The question of tipping the political scales in Arizona, like anyplace, is “purely mathematical,” Bruce Merrill said. More people voting for the other side matters only if enough of them vote to overcome the power of a loyal base of voters. Dr. Merrill, a senior research fellow at the Morrison Institute for Public Policy at Arizona State University, has made a successful living dissecting and analyzing voting patterns and trends in the state and beyond. Along the way, he has helped more than 100 candidates, almost all of them Republican, use numbers to tailor their messages and assess the viability of their campaigns. He is used to addressing large forums; last month, he spoke before the Arizona Medical Association. On Tuesday, he opened the doors to his home here, a spectacular 14,000-square-foot house on the edge of a golf course, to talk to about 60 people about the Nov. 6 elections.

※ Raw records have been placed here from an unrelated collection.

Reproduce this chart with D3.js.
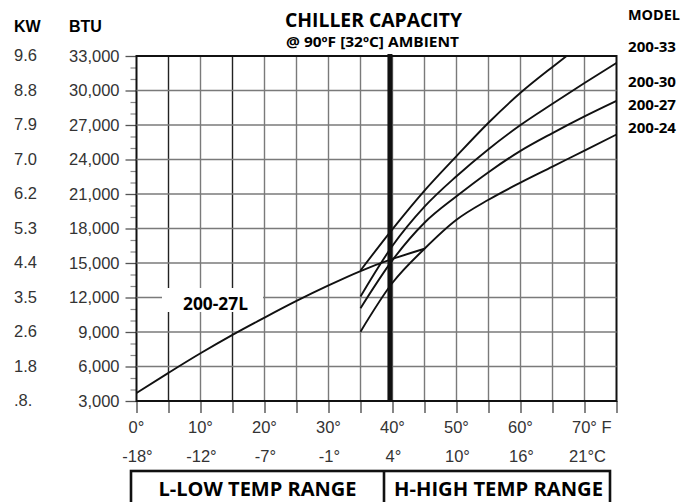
<!DOCTYPE html>
<html><head><meta charset="utf-8">
<script src="https://cdn.jsdelivr.net/npm/d3@7/dist/d3.min.js"></script>
<style>body{margin:0;background:#fff}svg{display:block}</style>
</head><body><svg id="c" width="683" height="502"></svg>
<script>
// ---- data ----
const btuTicks = [3000,6000,9000,12000,15000,18000,21000,24000,27000,30000,33000];
const kwLabels = [".8.","1.8","2.6","3.5","4.4","5.3","6.2","7.0","7.9","8.8","9.6"];
const fTicks = [0,10,20,30,40,50,60,70];
const fLabels = ["0°","10°","20°","30°","40°","50°","60°","70° F"];
const cLabels = ["-18°","-12°","-7°","-1°","4°","10°","16°","21°C"];
const lowTemp = [0,5,10,15,20,25,30,35,40,45];
const lowBtu  = [3700,5450,7150,8750,10250,11700,13050,14300,15350,16240];
const highTemp = [35,40,45,50,55,60,65,70,75];
const m24 = [9030,13280,16240,18760,20500,21990,23380,24780,26170];
const m27 = [11070,15250,18500,20800,22900,24750,26300,27750,29100];
const m30 = [12090,16500,19900,22550,24900,27000,28850,30650,32400];
const m33Temp = [35,40,45,50,55,60,65,67.2];
const m33 = [14350,17950,21300,24300,27200,29800,32050,33000];
const modelNames = ["200-33","200-30","200-27","200-24"];
const dividerTemp = 39.6;

const svg = d3.select("#c");
const x = d3.scaleLinear().domain([0,75]).range([136.5,616.5]);
const y = d3.scaleLinear().domain([3000,33000]).range([401,56]);
const sans = "'Liberation Sans', Arial, sans-serif";
const bold = "'Open Sans', sans-serif";
const W = x(75) - x(0);
const H = y(3000) - y(33000);

// vertical grid
svg.append("g").selectAll("rect").data(d3.range(5,75,5)).enter().append("rect")
  .attr("x",d=>x(d)-0.7).attr("width",1.4).attr("y",y(33000)).attr("height",H)
  .attr("fill",d=>(d===5||d===15)?"#222":"#7a7a7a");

// left axis
const yAxis = d3.axisLeft(y).tickValues(btuTicks).tickSize(11).tickFormat(d3.format(","));
const ya = svg.append("g").attr("transform",`translate(${x(0)},0)`).call(yAxis);
ya.select(".domain").remove();
ya.selectAll(".tick line").attr("stroke","#555").attr("stroke-width",1.3);
ya.selectAll(".tick text").attr("x",-17).attr("font-family",sans).attr("font-size",16.5).attr("fill","#333");
const minor = d3.range(3000,33000,1000).filter(d=>d%3000!==0);
const ym = svg.append("g").attr("transform",`translate(${x(0)},0)`)
  .call(d3.axisLeft(y).tickValues(minor).tickSize(6).tickFormat(""));
ym.select(".domain").remove();
ym.selectAll(".tick line").attr("stroke","#888").attr("stroke-width",1.2);

svg.append("g").selectAll("text").data(kwLabels).enter().append("text")
  .attr("x",14).attr("y",(d,i)=>y(btuTicks[i])).attr("dy","0.32em")
  .attr("font-family",sans).attr("font-size",16.5).attr("fill","#333").text(d=>d);
svg.append("text").attr("x",14).attr("y",32).attr("font-family",sans).attr("font-weight","bold").attr("font-size",16).text("KW");
svg.append("text").attr("x",69).attr("y",32).attr("font-family",sans).attr("font-weight","bold").attr("font-size",16).text("BTU");

// bottom axis
const xAxis = d3.axisBottom(x).tickValues(d3.range(0,80,5)).tickSize(12).tickFormat("");
const xa = svg.append("g").attr("transform",`translate(0,${y(3000)})`).call(xAxis);
xa.select(".domain").remove();
xa.selectAll(".tick line").attr("stroke","#444").attr("stroke-width",1.3);
svg.append("g").selectAll("text").data(fTicks).enter().append("text")
  .attr("x",(d,i)=>i===fTicks.length-1?x(d)-12.5:x(d)).attr("y",433)
  .attr("text-anchor",(d,i)=>i===fTicks.length-1?"start":"middle")
  .attr("font-family",sans).attr("font-size",16.5).attr("fill","#333").text((d,i)=>fLabels[i]);
svg.append("g").selectAll("text").data(fTicks).enter().append("text")
  .attr("x",(d,i)=>i===fTicks.length-1?x(d)+3:x(d)+1).attr("y",461.5)
  .attr("text-anchor","middle")
  .attr("font-family",sans).attr("font-size",16.5).attr("fill","#333").text((d,i)=>cLabels[i]);

// plot border
svg.append("rect").attr("x",x(0)).attr("y",y(33000)).attr("width",W).attr("height",H)
  .attr("fill","none").attr("stroke","#111").attr("stroke-width",2);

// horizontal grid (drawn as paths through the y scale)
svg.append("g").attr("class","hgrid").selectAll("path").data(btuTicks.slice(1,-1)).enter().append("path")
  .attr("d",d=>`M${x(0)},${y(d)}H${x(75)}`)
  .attr("stroke","#7a7a7a").attr("stroke-width",1.5).attr("fill","none");

// curves
const line = d3.line().x(d=>x(d[0])).y(d=>y(d[1])).curve(d3.curveMonotoneX);
const series = [
  d3.zip(lowTemp,lowBtu),
  d3.zip(highTemp,m24),
  d3.zip(highTemp,m27),
  d3.zip(highTemp,m30),
  d3.zip(m33Temp,m33)
];
svg.append("g").selectAll("path").data(series).enter().append("path")
  .attr("d",line).attr("fill","none").attr("stroke","#111").attr("stroke-width",1.9);

// divider
svg.append("rect").attr("x",x(dividerTemp)-2.5).attr("width",5).attr("y",y(33000)-2).attr("height",H+2).attr("fill","#111");

// 200-27L label
svg.append("rect").attr("x",162).attr("y",288).attr("width",101).attr("height",24).attr("fill","#fff");
svg.append("text").attr("x",215.5).attr("y",310).attr("text-anchor","middle").attr("font-family",bold)
  .attr("font-weight",700).attr("font-size",17).attr("textLength",65).attr("lengthAdjust","spacingAndGlyphs").text("200-27L");

// title
svg.append("text").attr("x",373.5).attr("y",26.5).attr("text-anchor","middle").attr("font-family",bold)
  .attr("font-weight",700).attr("font-size",20).attr("textLength",177).attr("lengthAdjust","spacingAndGlyphs").text("CHILLER CAPACITY");
svg.append("text").attr("x",372.5).attr("y",46.5).attr("text-anchor","middle").attr("font-family",bold)
  .attr("font-weight",700).attr("font-size",13.5).attr("textLength",173).attr("lengthAdjust","spacingAndGlyphs").text("@ 90ºF [32ºC] AMBIENT");

// model labels
svg.append("text").attr("x",628).attr("y",20).attr("font-family",bold).attr("font-weight",700).attr("font-size",14.5)
  .attr("textLength",52).attr("lengthAdjust","spacingAndGlyphs").text("MODEL");
const modelY = [51.5,87,110,133];
svg.append("g").selectAll("text").data(modelNames).enter().append("text")
  .attr("x",628).attr("y",(d,i)=>modelY[i]).attr("font-family",bold).attr("font-weight",700).attr("font-size",15)
  .attr("textLength",48).attr("lengthAdjust","spacingAndGlyphs").text(d=>d);

// bottom range box
svg.append("rect").attr("x",131).attr("y",471).attr("width",479).attr("height",40)
  .attr("fill","none").attr("stroke","#111").attr("stroke-width",2.6);
svg.append("rect").attr("x",382.7).attr("y",471).attr("width",2.6).attr("height",40).attr("fill","#111");
svg.append("text").attr("x",257.5).attr("y",495.5).attr("text-anchor","middle").attr("font-family",bold).attr("font-weight",700)
  .attr("font-size",19).attr("textLength",198).attr("lengthAdjust","spacingAndGlyphs").text("L-LOW TEMP RANGE");
svg.append("text").attr("x",498.5).attr("y",495.5).attr("text-anchor","middle").attr("font-family",bold).attr("font-weight",700)
  .attr("font-size",19).attr("textLength",209).attr("lengthAdjust","spacingAndGlyphs").text("H-HIGH TEMP RANGE");
</script></body></html>
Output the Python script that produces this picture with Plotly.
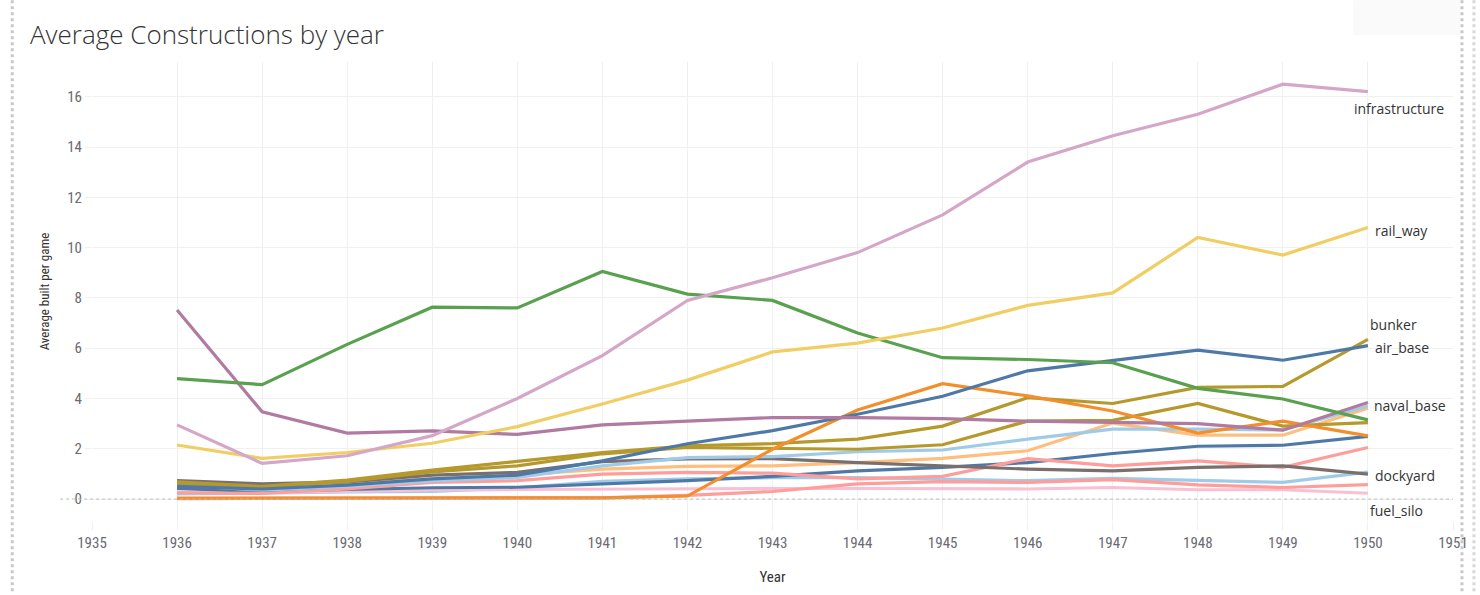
import plotly.graph_objects as go

years = list(range(1936, 1951))

# series values (average built per game)
infrastructure      = [2.95, 1.42, 1.72, 2.52, 4.0, 5.7, 7.9, 8.8, 9.8, 11.3, 13.4, 14.45, 15.3, 16.5, 16.2]
rail_way            = [2.15, 1.62, 1.85, 2.22, 2.88, 3.78, 4.73, 5.85, 6.2, 6.8, 7.7, 8.2, 10.4, 9.7, 10.8]
industrial_complex  = [4.79, 4.55, 6.15, 7.63, 7.6, 9.05, 8.15, 7.9, 6.6, 5.62, 5.55, 5.42, 4.4, 3.98, 3.15]
naval_base          = [7.52, 3.47, 2.62, 2.71, 2.57, 2.95, 3.1, 3.24, 3.24, 3.2, 3.1, 3.04, 3.0, 2.74, 3.84]
air_base            = [0.5, 0.4, 0.55, 0.8, 0.95, 1.52, 2.2, 2.72, 3.37, 4.09, 5.1, 5.5, 5.92, 5.52, 6.1]
bunker              = [0.68, 0.5, 0.75, 1.15, 1.5, 1.85, 2.12, 2.2, 2.38, 2.9, 4.03, 3.8, 4.44, 4.48, 6.35]
coastal_bunker      = [0.62, 0.48, 0.7, 1.08, 1.32, 1.8, 2.05, 2.02, 1.98, 2.16, 3.1, 3.13, 3.8, 2.9, 3.04]
dockyard            = [0.73, 0.6, 0.68, 0.95, 1.06, 1.49, 1.6, 1.61, 1.45, 1.32, 1.19, 1.12, 1.26, 1.32, 0.99]
anti_air_building   = [0.56, 0.35, 0.5, 0.72, 0.86, 1.32, 1.65, 1.69, 1.88, 1.95, 2.38, 2.78, 2.78, 2.75, 3.7]
arms_factory        = [0.66, 0.45, 0.6, 0.8, 0.95, 1.19, 1.3, 1.32, 1.45, 1.62, 1.92, 3.02, 2.54, 2.54, 3.61]
supply_node         = [0.04, 0.04, 0.04, 0.04, 0.04, 0.05, 0.12, 1.98, 3.54, 4.59, 4.1, 3.5, 2.62, 3.1, 2.51]
floating_harbor     = [0.25, 0.22, 0.4, 0.66, 0.73, 0.99, 1.06, 1.03, 0.8, 0.9, 1.61, 1.32, 1.52, 1.26, 2.05]
synthetic_refinery  = [0.42, 0.3, 0.38, 0.45, 0.47, 0.6, 0.73, 0.9, 1.12, 1.26, 1.45, 1.81, 2.1, 2.14, 2.49]
radar_station       = [0.2, 0.25, 0.28, 0.3, 0.45, 0.7, 0.8, 0.85, 0.85, 0.79, 0.73, 0.82, 0.73, 0.66, 1.07]
rocket_site         = [0.02, 0.02, 0.03, 0.03, 0.04, 0.05, 0.15, 0.3, 0.6, 0.69, 0.66, 0.77, 0.56, 0.46, 0.57]
fuel_silo           = [0.28, 0.26, 0.3, 0.36, 0.38, 0.4, 0.4, 0.42, 0.42, 0.4, 0.4, 0.46, 0.37, 0.37, 0.23]

series = [
    ("radar_station", radar_station, "#A0CBE8"),
    ("fuel_silo", fuel_silo, "#FABFD2"),
    ("rocket_site", rocket_site, "#FF9D9A"),
    ("synthetic_refinery", synthetic_refinery, "#4E79A7"),
    ("floating_harbor", floating_harbor, "#FF9D9A"),
    ("arms_factory", arms_factory, "#FFBE7D"),
    ("dockyard", dockyard, "#79706E"),
    ("anti_air_building", anti_air_building, "#A0CBE8"),
    ("coastal_bunker", coastal_bunker, "#B6992D"),
    ("bunker", bunker, "#B6992D"),
    ("supply_node", supply_node, "#F28E2B"),
    ("air_base", air_base, "#4E79A7"),
    ("naval_base", naval_base, "#B07AA1"),
    ("industrial_complex", industrial_complex, "#59A14F"),
    ("rail_way", rail_way, "#F1CE63"),
    ("infrastructure", infrastructure, "#D4A6C8"),
]

# end labels shown in the chart: (name, xshift px, yshift px)
end_labels = [
    ("infrastructure", -16, -17),
    ("rail_way", 5, -3),
    ("bunker", 0, 15),
    ("air_base", 5, -2),
    ("naval_base", 4, -3),
    ("dockyard", 5, -1),
    ("fuel_silo", 0, -17),
]

W, H = 1480, 595
L, R, T, B = 92, 23, 62, 73
PW, PH = W - L - R, H - T - B

def px(x):
    return (x - L) / PW

def py(y):
    return 1 - (y - T) / PH

FONT = "Liberation Sans Narrow, Roboto Condensed, Lato, sans-serif"
LABEL_FONT = "Open Sans, sans-serif"

fig = go.Figure()
for name, vals, col in series:
    fig.add_trace(go.Scatter(x=years, y=vals, mode="lines", name=name,
                             line=dict(color=col, width=3.2), showlegend=False))

lookup = {n: v for n, v, c in series}
for name, xs, ys in end_labels:
    fig.add_annotation(x=years[-1], y=lookup[name][-1], text=name, showarrow=False,
                       xanchor="left", yanchor="middle", xshift=xs, yshift=ys,
                       font=dict(family=LABEL_FONT, size=14, color="#333333"))

shapes = [
    # dotted zero line
    dict(type="line", xref="paper", yref="y", x0=px(60), x1=1, y0=0, y1=0,
         line=dict(color="#bbbbbb", width=1, dash="dot")),
    # dotted outer borders
    dict(type="line", xref="paper", yref="paper", x0=px(12), x1=px(12), y0=py(0), y1=py(595),
         line=dict(color="#c8c8c8", width=3, dash="dot")),
    dict(type="line", xref="paper", yref="paper", x0=px(1466), x1=px(1466), y0=py(0), y1=py(595),
         line=dict(color="#c8c8c8", width=3, dash="dot")),
    dict(type="line", xref="paper", yref="paper", x0=px(1478), x1=px(1478), y0=py(0), y1=py(595),
         line=dict(color="#d8d8d8", width=3, dash="dot")),
    dict(type="rect", xref="paper", yref="paper", x0=px(1357), x1=px(1464), y0=py(0), y1=py(35),
         fillcolor="#fafafa", line=dict(width=0), layer="below"),
]

fig.update_layout(
    width=W, height=H,
    margin=dict(l=L, r=R, t=T, b=B),
    plot_bgcolor="white", paper_bgcolor="white",
    title=dict(text="Average Constructions by year", x=30 / W, xref="container", xanchor="left",
               y=1 - 35 / H, yref="container", yanchor="middle",
               font=dict(family="Open Sans, sans-serif", size=26, color="#333333", weight=300)),
    shapes=shapes,
    font=dict(family=FONT, size=14, color="#666666"),
)

fig.update_xaxes(range=[1935, 1951], tickmode="linear", dtick=1, tick0=1935,
                 showgrid=True, gridcolor="#f0f0f0", gridwidth=1,
                 zeroline=False, showline=False,
                 ticks="outside", ticklen=8, tickcolor="#f0f0f0",
                 tickfont=dict(family=FONT, size=15, color="#6a6a72"),
                 title=dict(text="Year", standoff=20,
                            font=dict(family=FONT, size=15, color="#333333")))

fig.update_yaxes(range=[-0.873, 17.38], tickmode="linear", dtick=2, tick0=0,
                 showgrid=True, gridcolor="#f0f0f0", gridwidth=1,
                 zeroline=False, showline=False,
                 ticks="outside", ticklen=6, tickcolor="#f0f0f0",
                 tickfont=dict(family=FONT, size=15, color="#6a6a72"),
                 title=dict(text="Average built per game", standoff=14,
                            font=dict(family=FONT, size=13, color="#333333")))

fig.write_html("out.html",
               config={"displayModeBar": False},
               post_script="document.body.style.margin='0px';document.body.style.overflow='hidden';")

The audience members listened attentively, as they do whenever they attend one of the salons that Thomas Houlon has organized here for 29 years, on subjects as varied as food, architecture, legal issues, quantum physics, medicine and the Chinese economy. Patty Barnes, a New Yorker whom he married four weeks after they met 21 years ago, helps select the topics — sometimes culled from the books she voraciously reads, on paper and in a black Kindle she seems to carry wherever she goes, and largely inspired by personal interests and obsessions, like the intersection of the arts and neuroscience.
The group is open to members only, a collection of (mostly) well-off intellectuals and intellectually curious people of various political persuasions. Its name is Spirit of the Senses; Mr. Houlon created it as a student at Arizona State University in 1983, when he promoted the first salons as part of class work in a major he designed: intuition and creativity.